Saturday, January 26, 2008

Obama Wins Big in the State of Strom Thurmond

by Norman Markowitz

As I write this, Senator Obama has a 28 point lead over Senator Hillary Clinton with John Edwards receiving 18 percent of the vote in the South Carolina Democratic primary. And in his victory speech, Senator Obama continued to call for unity and action against those who believe that he is on mission impossible.

There is still a long way to go, Clinton still has more of the money and much more of the organization, John Edwards is still better on the key domestic issues, and Dennis Kucinich is far and away the best of all of the candidates across the board (if we were living in a color blind world, which of course we are not). But this is a remarkable victory for the whole people that Senator Obama continues to appeal to in his campaign.

First a little history, because that is my profession. South Carolina gave us John C. Calhoun, the "philosopher" of the slave power before the Civil War, who saw even the racist exclusionary democracy associated with his fellow slaveholder and political enemy, Andrew Jackson as a threat to the slaveholder class. He advocated instead giving the slave states a permanent veto over democratic majorities that would threaten them, the doctrine of a "concurrent majority," and began to call for secession decades before it took place.

By end of the nineteenth century, South Carolina was represented by the racist pseudo populist politician, "Pitchfork" Ben Tillman. Its African American population, which had once constituted a majority and had elected many representatives at both the state and federal level, had lost its citizenship rights. In the 20th century, Pitchfork Ben's successors, "Cotton Ed" Smith and then, of course, Strom Thurmond, a young segregationist who began his political career by winning a local council election in 1929, the year of the stock market crash made their political living by defending Jim Crow brutality.

Over the next 70 years, Strom, was a Democratic Congressman and Governor, a segregationist third party presidential candidate in 1948, a segregationist Democratic leader in the Senate, setting personal time records for filibusters in the 1950s and 1960s, a Republican Senator from 1964 to his retirement at the beginning of the 21st century. In 1968 Strom supported Richard Nixon in the hope that Nixon as president would let the Voting Rights Act of 1965, which gave African Americans in South Carolina the right to vote for the first time since Reconstruction, die.

But it didn't die and tonight the African American voters who Thurmond and his predecessors sought to segregate and disenfranchise for nearly a century after the Civil War, were apparently the key to this huge victory.

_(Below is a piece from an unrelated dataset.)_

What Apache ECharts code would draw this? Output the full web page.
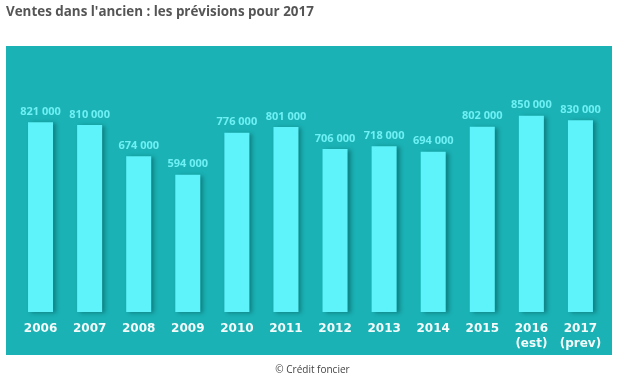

As was once written about another reactionary politician who died before history completely buried him I wish that Strom Thurmond was alive to see this night: he would have died all over again.

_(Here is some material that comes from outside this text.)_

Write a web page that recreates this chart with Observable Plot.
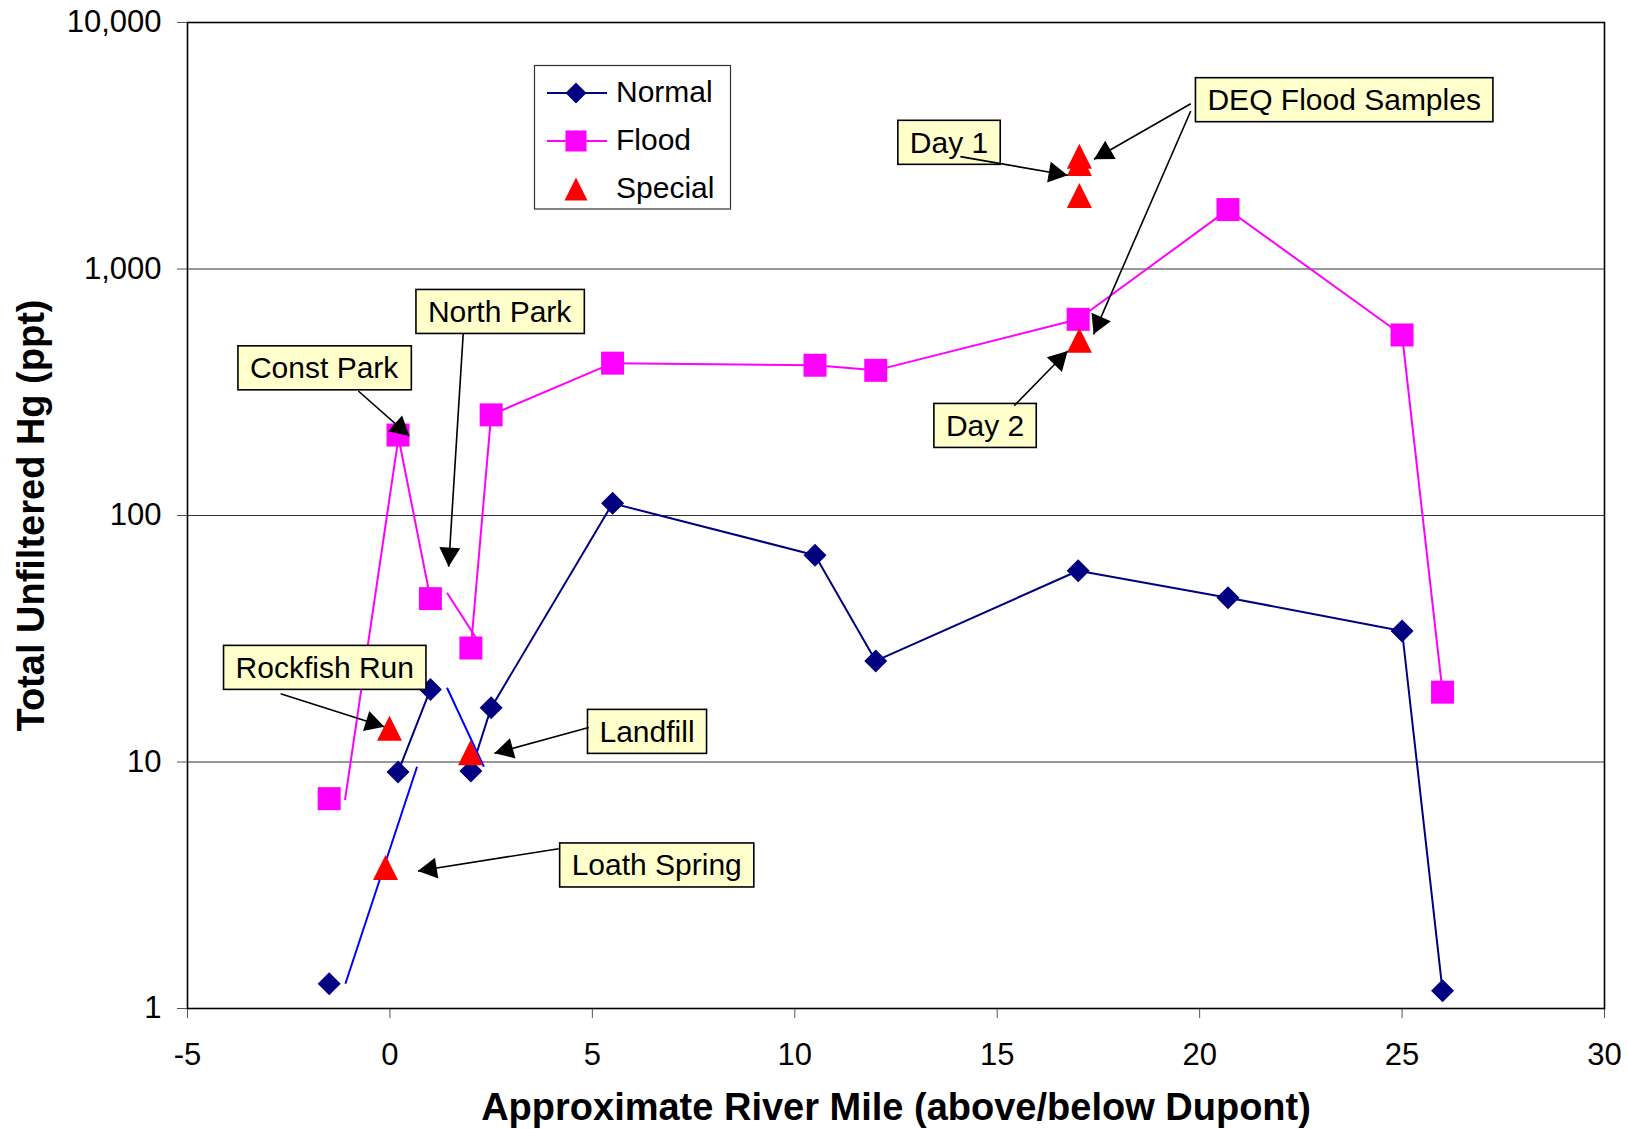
<!DOCTYPE html>
<html>
<head>
<meta charset="utf-8">
<script src="https://cdn.jsdelivr.net/npm/d3@7"></script>
<script src="https://cdn.jsdelivr.net/npm/@observablehq/plot@0.6"></script>
<style>
  html, body { margin: 0; padding: 0; background: #fff; }
  #chart { width: 1627px; height: 1129px; }
</style>
</head>
<body>
<div id="chart"></div>
<script>
// ---- data ----
const miles     = [-1.5, 0.2, 1.0, 2.0, 2.5, 5.5, 10.5, 12, 17, 20.7, 25, 26];
const normalHg  = [1.26, 9.1, 19.7, 9.2, 16.6, 112, 69, 25.7, 59.7, 46.4, 34, 1.18];
const floodHg   = [7.1, 212, 46, 29, 256, 415, 407, 388, 625, 1742, 540, 19.2];
const normalRun = [0, 1, 1, 2, 2, 2, 2, 2, 2, 2, 2, 2];   // connected runs (line breaks)
const floodRun  = [0, 1, 1, 2, 2, 2, 2, 2, 2, 2, 2, 2];

const specialMiles = [-0.01, -0.11, 1.99, 17.03, 17.03, 17.03, 17.03];
const specialHg    = [13.7, 3.73, 10.9, 2868, 2680, 1987, 514];

// loose connector strokes drawn in the original
const normalStrayFrom = [[-1.10, 1.26], [1.41, 20.0]];
const normalStrayTo   = [[0.67, 9.57], [2.32, 9.57]];
const floodStrayFrom  = [[-1.11, 7.0], [1.41, 48.6]];
const floodStrayTo    = [[0.22, 212], [2.26, 29.5]];

// callouts
const calloutText = ["Const Park", "North Park", "Rockfish Run", "Landfill", "Loath Spring", "Day 1", "DEQ Flood Samples", "Day 2"];
const calloutMile = [-1.625, 2.71, -1.61, 6.35, 6.59, 13.81, 23.57, 14.70];
const calloutHg   = [394, 667, 24.0, 13.2, 3.79, 3238, 4822, 230];
const arrowFrom = [[-0.78, 320], [1.81, 545], [-2.70, 18.9], [4.91, 13.8], [4.17, 4.45], [14.09, 2856], [19.78, 4684], [19.78, 4375], [15.42, 279]];
const arrowTo   = [[0.48, 210], [1.45, 62], [-0.14, 13.9], [2.58, 10.85], [0.69, 3.61], [16.74, 2399], [17.39, 2786], [17.38, 543], [16.74, 465]];

const xTicks = [-5, 0, 5, 10, 15, 20, 25, 30];
const yTicks = [1, 10, 100, 1000, 10000];
const gridHg = [10, 100, 1000];

const seriesNames = ["Normal", "Flood", "Special"];
const seriesColors = ["#000080", "#FF00FF", "#FF0000"];
const lineColors = ["#000080", "#FF00FF", null];

// ---- tables ----
const normalData = miles.map((x, i) => ({x, y: normalHg[i], run: normalRun[i]}));
const floodData = miles.map((x, i) => ({x, y: floodHg[i], run: floodRun[i]}));
const specialData = specialMiles.map((x, i) => ({x, y: specialHg[i]}));
const toLinks = (from, to) => from.map((f, i) => ({x1: f[0], y1: f[1], x2: to[i][0], y2: to[i][1]}));
const normalStray = toLinks(normalStrayFrom, normalStrayTo);
const floodStray = toLinks(floodStrayFrom, floodStrayTo);
const arrows = toLinks(arrowFrom, arrowTo);
const callouts = calloutText.map((t, i) => ({text: t, x: calloutMile[i], y: calloutHg[i]}));

// ---- Excel-like marker symbols (size = side^2) ----
const diamondSym = {draw(ctx, size) { const h = Math.sqrt(size) / 2; ctx.moveTo(0, -h); ctx.lineTo(h, 0); ctx.lineTo(0, h); ctx.lineTo(-h, 0); ctx.closePath(); }};
const squareSym = {draw(ctx, size) { const h = Math.sqrt(size) / 2; ctx.moveTo(-h, -h); ctx.lineTo(h, -h); ctx.lineTo(h, h); ctx.lineTo(-h, h); ctx.closePath(); }};
const triSym = {draw(ctx, size) { const h = Math.sqrt(size) / 2; ctx.moveTo(0, -h); ctx.lineTo(h, h); ctx.lineTo(-h, h); ctx.closePath(); }};
const symbols = [diamondSym, squareSym, triSym];
const side = s => s / Math.sqrt(Math.PI); // Plot: size = PI r^2

const FONT = "'Liberation Sans', Arial, Helvetica, sans-serif";

const plot = Plot.plot({
  width: 1627,
  height: 1129,
  marginLeft: 187,
  marginRight: 23,
  marginTop: 22,
  marginBottom: 121,
  style: {fontFamily: FONT, fontSize: "31px", color: "black", background: "white", overflow: "visible"},
  x: {domain: [-5, 30], ticks: xTicks, tickFormat: d => String(d), tickSize: 10, tickPadding: 24, label: null},
  y: {type: "log", domain: [1, 10000], ticks: yTicks, tickFormat: d3.format(","), tickSize: 10, tickPadding: 16, label: null},
  marks: [
    Plot.ruleY(gridHg, {stroke: "#333", strokeWidth: 1.2}),
    Plot.frame({stroke: "black", strokeWidth: 1.6}),
    Plot.line(normalData, {x: "x", y: "y", z: "run", stroke: "#000080", strokeWidth: 2}),
    Plot.link(normalStray, {x1: "x1", y1: "y1", x2: "x2", y2: "y2", stroke: "#0000FF", strokeWidth: 2}),
    Plot.line(floodData, {x: "x", y: "y", z: "run", stroke: "#FF00FF", strokeWidth: 2}),
    Plot.link(floodStray, {x1: "x1", y1: "y1", x2: "x2", y2: "y2", stroke: "#FF00FF", strokeWidth: 2}),
    Plot.dot(normalData, {x: "x", y: "y", symbol: diamondSym, r: side(23), fill: "#000080", stroke: "none"}),
    Plot.dot(floodData, {x: "x", y: "y", symbol: squareSym, r: side(23), fill: "#FF00FF", stroke: "none"}),
    Plot.dot(specialData, {x: "x", y: "y", symbol: triSym, r: side(25), fill: "#FF0000", stroke: "none"}),
    Plot.text(callouts, {x: "x", y: "y", text: "text", fontSize: 30, fill: "black", textAnchor: "middle", lineAnchor: "middle", ariaDescription: "callouts"}),
    Plot.link(arrows, {x1: "x1", y1: "y1", x2: "x2", y2: "y2", stroke: "black", strokeWidth: 1.6, ariaDescription: "arrows"}),
    Plot.text(["Total Unfiltered Hg (ppt)"], {text: d => d, frameAnchor: "left", dx: -156, rotate: -90, fontSize: 38, fontWeight: "bold", fill: "black", textAnchor: "middle", lineAnchor: "middle"}),
    Plot.text(["Approximate River Mile (above/below Dupont)"], {text: d => d, frameAnchor: "bottom", dy: 99, fontSize: 38, fontWeight: "bold", fill: "black", textAnchor: "middle", lineAnchor: "middle"})
  ]
});

document.getElementById("chart").append(plot);

const svg = d3.select(plot);

// tick marks grey
svg.selectAll('g[aria-label="x-axis tick"], g[aria-label="y-axis tick"]').attr("stroke", "#555");

// callout boxes behind the callout texts
svg.selectAll('g[aria-description="callouts"] text').each(function() {
  const b = this.getBBox();
  const padX = 12, h = 44;
  const cy = b.y + b.height / 2;
  const rect = document.createElementNS("http://www.w3.org/2000/svg", "rect");
  rect.setAttribute("x", b.x - padX);
  rect.setAttribute("y", cy - h / 2);
  rect.setAttribute("width", b.width + 2 * padX);
  rect.setAttribute("height", h);
  rect.setAttribute("fill", "#FFFFCC");
  rect.setAttribute("stroke", "black");
  rect.setAttribute("stroke-width", 1.6);
  const tr = this.getAttribute("transform");
  if (tr) rect.setAttribute("transform", tr);
  this.parentNode.insertBefore(rect, this);
});

// filled arrow heads
const defs = svg.insert("defs", ":first-child");
defs.append("marker")
  .attr("id", "callout-head")
  .attr("viewBox", "-21 -12 22 24")
  .attr("refX", 0).attr("refY", 0)
  .attr("markerWidth", 22).attr("markerHeight", 24)
  .attr("markerUnits", "userSpaceOnUse")
  .attr("orient", "auto")
  .append("path")
  .attr("d", "M0,0L-19,-10.5L-19,10.5Z")
  .attr("fill", "black");
svg.selectAll('g[aria-description="arrows"] path, g[aria-description="arrows"] line').attr("marker-end", "url(#callout-head)");

// legend
const lg = svg.append("g").attr("font-family", FONT).attr("font-size", 30).attr("text-anchor", "start");
lg.append("rect").attr("x", 534.5).attr("y", 65.5).attr("width", 196).attr("height", 143.5)
  .attr("fill", "white").attr("stroke", "#333").attr("stroke-width", 1.2);
const rowY = [93, 141, 189];
const legendSide = [21, 21, 23];
seriesNames.forEach((name, i) => {
  const y = rowY[i];
  if (lineColors[i]) {
    lg.append("line").attr("x1", 547).attr("x2", 607).attr("y1", y).attr("y2", y)
      .attr("stroke", lineColors[i]).attr("stroke-width", 2);
  }
  lg.append("path").attr("transform", `translate(576,${y})`)
    .attr("d", d3.symbol().type(symbols[i]).size(legendSide[i] * legendSide[i])())
    .attr("fill", seriesColors[i]);
  lg.append("text").attr("x", 616).attr("y", y - 2).attr("dy", "0.36em")
    .attr("text-anchor", "start").attr("fill", "black").text(name);
});
</script>
</body>
</html>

Thurmond as was revealed after his death, had a child with an African American servant women in the 1920s, and continued to see his daughter over the decades while he made his name as a segregationist politician. That is also an example of what is so tangled a history in the U.S., where poor white males were appealed to by politicians like Thurmond who portrayed Blacks as threats to white women while they used their power to do what they wanted with Black women.

Earlier today I had planned to write an article making fun of a New York Times article about the international interest in the U.S. presidential race and the very naive contention that Obama and Clinton may be re-invigorating "democracy" though the world.

The U.S. political system is, at best a second division political democracy by global standards and people throughout the world are always interested in the American presidency, because, as a Pakistani-born friend of mine and Marxist once told me, the President of the United States is the unelected President of much of the world, having more power over peoples lives than their own elected or unelected leaders.

But the fact that an African American and a woman are leading candidates for the presidential nomination is a big story. While sexism is sadly global, color racism in the U.S., rooted in a history of slavery and segregation which goes back to the 17th century, as people throughout the world know and have long known, is an "exceptional" characteristic of U.S. society, one that has been at the center of the deformation of political, economic, and social democracy throughout American history. That makes Senator Obama's victory tonight all the more important, and, in my opinion (and many, including some who read this, will probably disagree) more important than the victory of Hillary Clinton as a women for the presidential nomination would be.

The race for the nomination still has a long way to go but the possibility that the process will produce significant change and energize millions to participate in the political process and defeat the right Republicans is getting better.